Every work has some dignity attached to it. It is improper for anybody to think that a certain kind of work is undignified or below the status. No work is meant high or low.

Wage Compression

Pay differential among the levels of management should be lower. Wage compression between senior managers and employees will reduce status differences and develop a sense of common fate.

A huge pay gap may damage the cooperative spirit between managers and workers. The high pay gap causes employees to feel less valued. The pay gap is the lowest in Japan and the highest in the USA.

Wage compression is the situation that occurs when there is only a small difference in pay between employees, regardless of their skills or experience.

It is also referred to as salary compression. Pay compression results from the market rate for a given job outpacing the increases historically given by the organization to high-tenure employees.

Therefore, newcomers can only be recruited by offering them as much or more than senior professionals.

Pay inequities exist in all public and private sector organizations and may be caused by overtime, talent acquisition, reorganizations, demotions, reassignments & transfers, demand for technical expertise, and seniority.

Some organizations conduct compression studies to achieve certain levels of internal equity so that people in relatively similar jobs in the organization receive equal pay.

Promotion from Within

It is of vital importance to encourage employee promotion from within the organization.

This practice may boost employee morale.
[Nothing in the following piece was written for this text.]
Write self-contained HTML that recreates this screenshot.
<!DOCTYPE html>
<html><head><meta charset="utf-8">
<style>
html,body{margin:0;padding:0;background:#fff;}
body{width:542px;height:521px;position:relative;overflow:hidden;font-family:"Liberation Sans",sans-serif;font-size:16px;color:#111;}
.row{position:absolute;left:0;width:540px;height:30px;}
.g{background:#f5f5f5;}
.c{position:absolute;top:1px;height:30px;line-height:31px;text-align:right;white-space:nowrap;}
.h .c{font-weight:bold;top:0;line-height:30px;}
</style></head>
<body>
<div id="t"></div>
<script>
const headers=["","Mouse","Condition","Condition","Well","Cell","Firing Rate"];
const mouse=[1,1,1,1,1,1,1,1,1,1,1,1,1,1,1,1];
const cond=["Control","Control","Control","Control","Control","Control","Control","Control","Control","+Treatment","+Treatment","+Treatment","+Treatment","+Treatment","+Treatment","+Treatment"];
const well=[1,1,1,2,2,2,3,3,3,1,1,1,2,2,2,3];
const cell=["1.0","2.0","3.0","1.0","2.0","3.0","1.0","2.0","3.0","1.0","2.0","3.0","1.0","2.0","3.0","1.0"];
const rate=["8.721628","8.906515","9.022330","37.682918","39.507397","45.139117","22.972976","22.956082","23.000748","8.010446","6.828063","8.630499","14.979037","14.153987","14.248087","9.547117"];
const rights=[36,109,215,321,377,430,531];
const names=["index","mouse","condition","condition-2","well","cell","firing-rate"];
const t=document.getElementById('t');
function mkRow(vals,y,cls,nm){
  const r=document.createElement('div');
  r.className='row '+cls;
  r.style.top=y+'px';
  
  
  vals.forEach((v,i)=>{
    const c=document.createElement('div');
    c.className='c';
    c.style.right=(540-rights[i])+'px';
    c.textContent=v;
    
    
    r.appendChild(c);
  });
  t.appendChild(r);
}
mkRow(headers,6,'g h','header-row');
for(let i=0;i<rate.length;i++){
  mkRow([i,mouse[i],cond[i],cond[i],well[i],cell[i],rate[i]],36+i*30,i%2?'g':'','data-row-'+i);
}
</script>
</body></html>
It encourages training and skill development because the availability of promotion opportunities within the firm binds workers to employers and vice versa.

Promotion is a reward that is status-based. It provides a sense of fairness and justice in the workplace. It facilitates decentralization, participation, and delegation because it helps promote trust across hierarchical levels.

Another advantage of promotion from within is that it tends to ensure that people in management know something about the business, the technology, and the operation they are managing.